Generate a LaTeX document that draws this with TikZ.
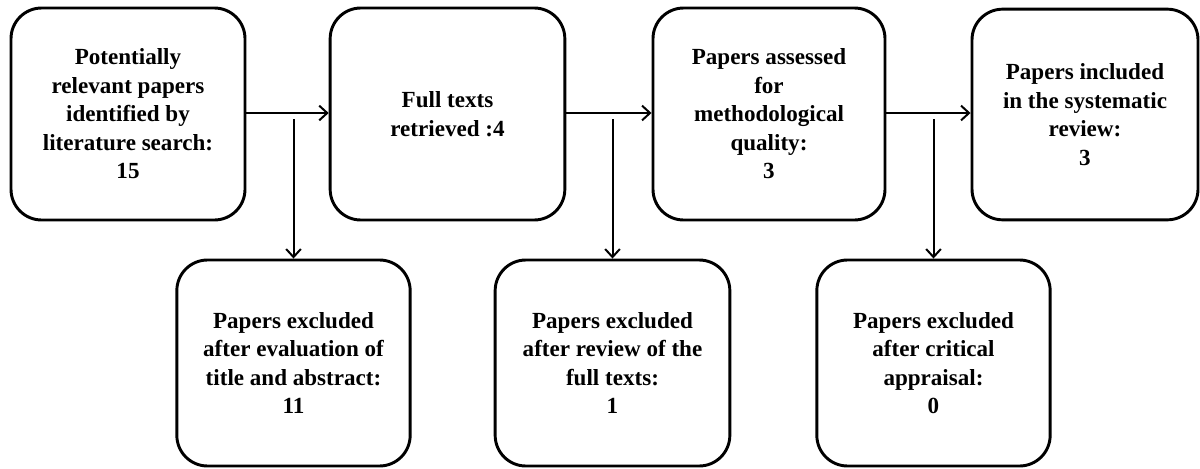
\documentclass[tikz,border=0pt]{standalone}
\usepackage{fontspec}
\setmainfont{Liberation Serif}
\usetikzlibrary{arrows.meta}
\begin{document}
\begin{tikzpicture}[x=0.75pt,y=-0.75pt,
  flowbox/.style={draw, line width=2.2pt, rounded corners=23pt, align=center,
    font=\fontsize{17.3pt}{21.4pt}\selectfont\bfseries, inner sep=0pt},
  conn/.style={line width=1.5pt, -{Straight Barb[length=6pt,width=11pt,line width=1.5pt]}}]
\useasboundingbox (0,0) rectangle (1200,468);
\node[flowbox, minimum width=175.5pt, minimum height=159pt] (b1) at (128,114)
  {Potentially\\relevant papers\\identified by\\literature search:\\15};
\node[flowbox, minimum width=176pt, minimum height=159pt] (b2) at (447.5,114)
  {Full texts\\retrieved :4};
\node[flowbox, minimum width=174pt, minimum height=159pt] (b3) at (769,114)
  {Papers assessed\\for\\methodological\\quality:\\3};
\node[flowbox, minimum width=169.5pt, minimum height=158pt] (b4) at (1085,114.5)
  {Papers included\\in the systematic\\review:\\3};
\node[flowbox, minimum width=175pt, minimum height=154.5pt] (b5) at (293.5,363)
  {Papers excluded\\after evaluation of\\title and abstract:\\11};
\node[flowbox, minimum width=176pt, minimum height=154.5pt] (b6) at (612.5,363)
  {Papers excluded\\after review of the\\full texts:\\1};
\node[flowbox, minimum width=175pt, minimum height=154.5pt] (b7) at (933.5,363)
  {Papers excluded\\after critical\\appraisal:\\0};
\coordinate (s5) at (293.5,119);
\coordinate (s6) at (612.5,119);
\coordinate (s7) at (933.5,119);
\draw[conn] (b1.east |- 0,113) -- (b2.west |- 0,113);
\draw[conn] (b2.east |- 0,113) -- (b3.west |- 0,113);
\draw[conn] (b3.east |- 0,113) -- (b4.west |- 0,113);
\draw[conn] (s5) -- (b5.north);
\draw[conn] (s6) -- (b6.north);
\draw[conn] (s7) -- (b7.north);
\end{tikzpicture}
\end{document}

- _What you will do_
Exclude the pictures, and transcribe all of the material exactly.

- _Response_
Generate a LaTeX document that draws this with TikZ.
\documentclass[tikz,border=0pt]{standalone}
\usepackage{fontspec}
\setmainfont{Liberation Serif}
\usetikzlibrary{arrows.meta}
\begin{document}
\begin{tikzpicture}[x=0.75pt,y=-0.75pt,
  flowbox/.style={draw, line width=2.2pt, rounded corners=23pt, align=center,
    font=\fontsize{17.3pt}{21.4pt}\selectfont\bfseries, inner sep=0pt},
  conn/.style={line width=1.5pt, -{Straight Barb[length=6pt,width=11pt,line width=1.5pt]}}]
\useasboundingbox (0,0) rectangle (1200,468);
\node[flowbox, minimum width=175.5pt, minimum height=159pt] (b1) at (128,114)
  {Potentially\\relevant papers\\identified by\\literature search:\\15};
\node[flowbox, minimum width=176pt, minimum height=159pt] (b2) at (447.5,114)
  {Full texts\\retrieved :4};
\node[flowbox, minimum width=174pt, minimum height=159pt] (b3) at (769,114)
  {Papers assessed\\for\\methodological\\quality:\\3};
\node[flowbox, minimum width=169.5pt, minimum height=158pt] (b4) at (1085,114.5)
  {Papers included\\in the systematic\\review:\\3};
\node[flowbox, minimum width=175pt, minimum height=154.5pt] (b5) at (293.5,363)
  {Papers excluded\\after evaluation of\\title and abstract:\\11};
\node[flowbox, minimum width=176pt, minimum height=154.5pt] (b6) at (612.5,363)
  {Papers excluded\\after review of the\\full texts:\\1};
\node[flowbox, minimum width=175pt, minimum height=154.5pt] (b7) at (933.5,363)
  {Papers excluded\\after critical\\appraisal:\\0};
\coordinate (s5) at (293.5,119);
\coordinate (s6) at (612.5,119);
\coordinate (s7) at (933.5,119);
\draw[conn] (b1.east |- 0,113) -- (b2.west |- 0,113);
\draw[conn] (b2.east |- 0,113) -- (b3.west |- 0,113);
\draw[conn] (b3.east |- 0,113) -- (b4.west |- 0,113);
\draw[conn] (s5) -- (b5.north);
\draw[conn] (s6) -- (b6.north);
\draw[conn] (s7) -- (b7.north);
\end{tikzpicture}
\end{document}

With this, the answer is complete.